People who've actually worked in finance criticize the private equity industry as a whole. Zero hedge, for example, shows how private equity deals (aka leveraged buyouts, or LBOs) destroy companies by loading them up with debt, firing as many workers as possible and then kicking them to the curb:
Moody's has compiled a useful report, entitled "$640 billion & 640 days later: how companies sponsored by big private equity have performed during the U.S. recession." The track record is simply abysmal: Of the top 10 deals, only Hertz, HCA and First Data are considered "stable" which is actually saying a lot ("stable" by Moody's means these firms are likely about to have an alien burst out of their ribcage). ...Therefore one can say that virtually all of the blockbuster LBO deals are on the verge of collapse/bankruptcy/default/insolvency, etc.
Teamsters General President Jim Hoffa wrote a terrific takedown of private equity firms in The Huffington Post last year. He's what he wrote,
...when financial services firms actually undermine our society's goal of economic growth, they should not be granted favors, privileges or protections. And now that tax season is over, it's a good time to remind people that private equity firms that destroy productive companies should not receive special tax treatment.

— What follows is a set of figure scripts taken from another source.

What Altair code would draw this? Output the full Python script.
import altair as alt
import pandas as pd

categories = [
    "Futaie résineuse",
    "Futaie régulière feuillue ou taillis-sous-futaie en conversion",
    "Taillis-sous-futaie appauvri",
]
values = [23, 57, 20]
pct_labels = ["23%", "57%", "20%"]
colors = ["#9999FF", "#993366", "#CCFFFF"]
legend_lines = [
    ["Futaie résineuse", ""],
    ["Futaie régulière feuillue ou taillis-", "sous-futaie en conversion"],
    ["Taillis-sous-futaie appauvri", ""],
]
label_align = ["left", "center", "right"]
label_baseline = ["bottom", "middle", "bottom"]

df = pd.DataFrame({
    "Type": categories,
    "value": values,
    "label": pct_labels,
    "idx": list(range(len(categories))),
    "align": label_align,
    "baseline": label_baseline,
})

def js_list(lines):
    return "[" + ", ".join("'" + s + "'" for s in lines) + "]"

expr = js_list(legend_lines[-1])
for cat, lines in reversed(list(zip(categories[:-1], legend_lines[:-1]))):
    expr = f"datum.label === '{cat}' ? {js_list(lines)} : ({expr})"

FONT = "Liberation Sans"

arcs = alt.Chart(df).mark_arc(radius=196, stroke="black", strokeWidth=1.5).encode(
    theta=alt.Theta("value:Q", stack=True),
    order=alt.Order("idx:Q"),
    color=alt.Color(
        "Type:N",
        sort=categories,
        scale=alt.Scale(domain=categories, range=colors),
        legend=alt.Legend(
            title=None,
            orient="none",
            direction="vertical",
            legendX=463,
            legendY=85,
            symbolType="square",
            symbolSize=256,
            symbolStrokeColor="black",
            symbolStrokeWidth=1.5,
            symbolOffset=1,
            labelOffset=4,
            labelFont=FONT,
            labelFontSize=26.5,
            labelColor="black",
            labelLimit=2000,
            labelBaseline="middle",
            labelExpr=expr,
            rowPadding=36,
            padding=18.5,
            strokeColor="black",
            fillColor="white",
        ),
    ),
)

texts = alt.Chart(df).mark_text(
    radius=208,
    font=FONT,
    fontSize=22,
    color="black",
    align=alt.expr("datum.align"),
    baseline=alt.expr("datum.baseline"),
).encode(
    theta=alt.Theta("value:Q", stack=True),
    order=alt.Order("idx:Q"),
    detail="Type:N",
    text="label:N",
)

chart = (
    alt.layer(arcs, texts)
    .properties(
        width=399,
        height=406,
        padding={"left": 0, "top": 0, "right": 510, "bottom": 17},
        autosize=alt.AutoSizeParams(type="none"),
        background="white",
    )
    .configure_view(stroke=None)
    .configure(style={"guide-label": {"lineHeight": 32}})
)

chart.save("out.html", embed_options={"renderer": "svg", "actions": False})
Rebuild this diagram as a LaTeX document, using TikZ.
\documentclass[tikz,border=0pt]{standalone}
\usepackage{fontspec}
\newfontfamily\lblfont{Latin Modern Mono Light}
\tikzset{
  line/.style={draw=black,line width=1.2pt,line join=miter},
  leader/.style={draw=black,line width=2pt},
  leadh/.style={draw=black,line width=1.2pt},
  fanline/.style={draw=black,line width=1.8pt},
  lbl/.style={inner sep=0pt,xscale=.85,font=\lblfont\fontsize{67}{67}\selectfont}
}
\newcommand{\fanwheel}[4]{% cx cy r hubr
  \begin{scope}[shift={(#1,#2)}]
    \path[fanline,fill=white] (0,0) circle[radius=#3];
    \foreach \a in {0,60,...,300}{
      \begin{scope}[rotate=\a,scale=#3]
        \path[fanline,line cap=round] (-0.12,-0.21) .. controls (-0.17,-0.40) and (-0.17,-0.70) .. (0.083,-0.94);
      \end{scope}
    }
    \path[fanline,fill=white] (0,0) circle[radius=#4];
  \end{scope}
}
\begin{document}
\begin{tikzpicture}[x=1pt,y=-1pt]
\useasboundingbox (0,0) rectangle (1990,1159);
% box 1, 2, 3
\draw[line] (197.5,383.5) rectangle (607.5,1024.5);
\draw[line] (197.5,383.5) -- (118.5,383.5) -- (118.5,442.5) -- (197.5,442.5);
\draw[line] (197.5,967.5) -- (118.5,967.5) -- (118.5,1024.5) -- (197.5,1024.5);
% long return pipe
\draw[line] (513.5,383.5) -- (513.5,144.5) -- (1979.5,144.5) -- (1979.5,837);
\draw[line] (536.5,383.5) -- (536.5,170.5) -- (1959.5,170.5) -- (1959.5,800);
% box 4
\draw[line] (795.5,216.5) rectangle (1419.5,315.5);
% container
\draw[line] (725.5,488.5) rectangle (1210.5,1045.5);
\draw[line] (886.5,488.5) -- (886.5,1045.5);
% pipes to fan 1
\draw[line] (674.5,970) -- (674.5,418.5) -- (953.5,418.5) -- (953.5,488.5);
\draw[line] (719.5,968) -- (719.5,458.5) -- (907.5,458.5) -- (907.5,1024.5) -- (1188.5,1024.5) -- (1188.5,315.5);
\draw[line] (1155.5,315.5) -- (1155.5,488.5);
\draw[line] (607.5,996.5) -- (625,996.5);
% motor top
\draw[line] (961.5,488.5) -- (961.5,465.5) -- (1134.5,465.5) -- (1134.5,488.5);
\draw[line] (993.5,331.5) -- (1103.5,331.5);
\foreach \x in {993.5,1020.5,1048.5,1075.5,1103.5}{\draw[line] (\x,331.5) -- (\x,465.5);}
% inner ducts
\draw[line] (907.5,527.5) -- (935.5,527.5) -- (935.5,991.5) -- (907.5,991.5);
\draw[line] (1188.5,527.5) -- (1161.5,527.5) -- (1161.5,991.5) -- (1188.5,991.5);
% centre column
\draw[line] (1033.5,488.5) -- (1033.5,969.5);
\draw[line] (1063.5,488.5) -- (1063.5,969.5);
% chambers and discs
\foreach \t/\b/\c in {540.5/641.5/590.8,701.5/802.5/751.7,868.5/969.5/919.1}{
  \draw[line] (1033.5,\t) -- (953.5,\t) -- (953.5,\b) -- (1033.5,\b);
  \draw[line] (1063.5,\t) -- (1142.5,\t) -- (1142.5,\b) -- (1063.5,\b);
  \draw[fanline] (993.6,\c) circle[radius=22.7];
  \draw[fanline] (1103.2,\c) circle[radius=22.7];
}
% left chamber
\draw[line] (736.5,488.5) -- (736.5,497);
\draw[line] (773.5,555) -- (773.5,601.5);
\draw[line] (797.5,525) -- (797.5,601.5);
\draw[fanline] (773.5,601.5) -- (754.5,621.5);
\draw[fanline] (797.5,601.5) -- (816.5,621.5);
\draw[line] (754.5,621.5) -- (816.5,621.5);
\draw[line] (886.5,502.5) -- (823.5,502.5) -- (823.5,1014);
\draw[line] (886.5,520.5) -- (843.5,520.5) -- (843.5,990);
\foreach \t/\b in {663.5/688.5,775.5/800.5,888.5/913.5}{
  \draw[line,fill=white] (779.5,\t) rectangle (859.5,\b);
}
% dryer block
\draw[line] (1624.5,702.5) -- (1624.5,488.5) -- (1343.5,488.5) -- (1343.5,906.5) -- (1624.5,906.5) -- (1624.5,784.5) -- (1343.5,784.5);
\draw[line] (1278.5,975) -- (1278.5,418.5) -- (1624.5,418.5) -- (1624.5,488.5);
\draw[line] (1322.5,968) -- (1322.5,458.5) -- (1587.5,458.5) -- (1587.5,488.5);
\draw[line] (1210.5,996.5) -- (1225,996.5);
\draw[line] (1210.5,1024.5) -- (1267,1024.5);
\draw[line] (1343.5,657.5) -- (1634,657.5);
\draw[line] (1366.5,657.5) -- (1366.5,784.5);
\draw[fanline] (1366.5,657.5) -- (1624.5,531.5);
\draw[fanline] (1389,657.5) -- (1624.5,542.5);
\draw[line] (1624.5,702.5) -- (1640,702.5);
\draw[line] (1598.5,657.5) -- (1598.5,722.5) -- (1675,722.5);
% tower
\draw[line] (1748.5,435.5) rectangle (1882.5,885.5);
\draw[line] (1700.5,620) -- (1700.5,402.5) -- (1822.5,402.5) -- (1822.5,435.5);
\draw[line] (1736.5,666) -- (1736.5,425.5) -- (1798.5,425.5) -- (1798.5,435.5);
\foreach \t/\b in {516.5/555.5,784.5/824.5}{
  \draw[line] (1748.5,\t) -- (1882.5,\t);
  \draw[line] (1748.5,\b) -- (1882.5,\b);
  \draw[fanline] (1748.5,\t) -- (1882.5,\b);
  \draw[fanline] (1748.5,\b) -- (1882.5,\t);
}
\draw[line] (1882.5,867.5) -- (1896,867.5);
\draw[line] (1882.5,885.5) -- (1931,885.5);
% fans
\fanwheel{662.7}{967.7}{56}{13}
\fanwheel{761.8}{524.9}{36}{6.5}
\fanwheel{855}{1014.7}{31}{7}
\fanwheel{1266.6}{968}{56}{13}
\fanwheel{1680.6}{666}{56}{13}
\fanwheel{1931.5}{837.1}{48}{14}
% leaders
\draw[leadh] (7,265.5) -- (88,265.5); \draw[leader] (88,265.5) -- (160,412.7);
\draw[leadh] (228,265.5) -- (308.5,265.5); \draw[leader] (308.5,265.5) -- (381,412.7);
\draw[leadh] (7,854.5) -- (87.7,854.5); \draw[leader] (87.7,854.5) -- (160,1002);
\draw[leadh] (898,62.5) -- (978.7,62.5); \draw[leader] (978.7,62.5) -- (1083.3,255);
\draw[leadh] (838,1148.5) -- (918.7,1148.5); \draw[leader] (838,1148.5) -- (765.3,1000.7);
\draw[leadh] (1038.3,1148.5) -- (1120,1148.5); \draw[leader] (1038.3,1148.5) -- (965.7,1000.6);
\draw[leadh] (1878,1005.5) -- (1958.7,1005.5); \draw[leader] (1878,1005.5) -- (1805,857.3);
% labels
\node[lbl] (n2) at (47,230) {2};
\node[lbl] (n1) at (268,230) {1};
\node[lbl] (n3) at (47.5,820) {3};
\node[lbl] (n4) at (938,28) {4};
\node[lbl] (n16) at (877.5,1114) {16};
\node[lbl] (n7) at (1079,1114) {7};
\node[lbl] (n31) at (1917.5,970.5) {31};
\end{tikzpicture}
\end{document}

But they do. Private equity fund managers pay a much lower tax rate than ordinary Americans.
A loophole in the tax law lets them treat most of their income as capital gains, and so they pay a 15 percent tax rate on those gains. That's less than half the 35 percent rate that ordinary Americans pay on income from their paychecks.
And that's wrong. Private equity firms don't deserve special tax treatment because they choke economic growth by wrecking healthy companies.
They do it by draining a company's cash so it can no longer afford to pay decent wages, buy new machinery, invest in technology or compete in the marketplace. Nearly half of all companies owned by private equity firms in 2009 were on the verge of collapse, default or insolvency, according to Moody's Investor Service.